Detailed instructions about halfway through this blog post:
[http://stevenjewel.com/2013/09/cloudless/](http://stevenjewel.com/2013/09/cloudless/)

------
CmonDev
"I want the code to be open source so that people can poke through and learn
from it, but I want to keep any draft blog posts private until they are ready
to go live." \- the problem seems mixing code and content. I would recommend
decoupling on repo-/ NuGet-package level.

------
parennoob
A suggestion.

> You will need a paid github account

This should probably be the first line in the article, possibly even as a
broad "NOTE" above the entire post.

On the positive side though, this introduced me to showterm, which looks
amazing.
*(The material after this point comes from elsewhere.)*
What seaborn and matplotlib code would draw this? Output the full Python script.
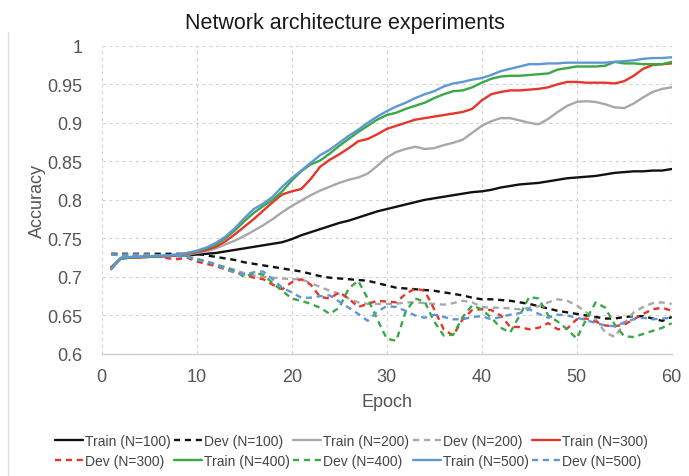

Why don't more people use it for their 'casts?

------
Kronopath
Unfortunately, this only works if you want to keep parts of your repository
private temporarily, never merging them into master, and not if you want to
keep certain files or folders private permanently (when dealing with private
API keys and the like).

------
mzahir
You can have multiple git repositories within each other so you could just
`git init` in the directory you want private, add it to the parent repo's
.gitignore and point it to a different remote.

------
ameyp
Wouldn't it be easier and cleaner to just keep the private parts in a git
submodule?

------
theboss
Im very interested what advantages this has over gitignore?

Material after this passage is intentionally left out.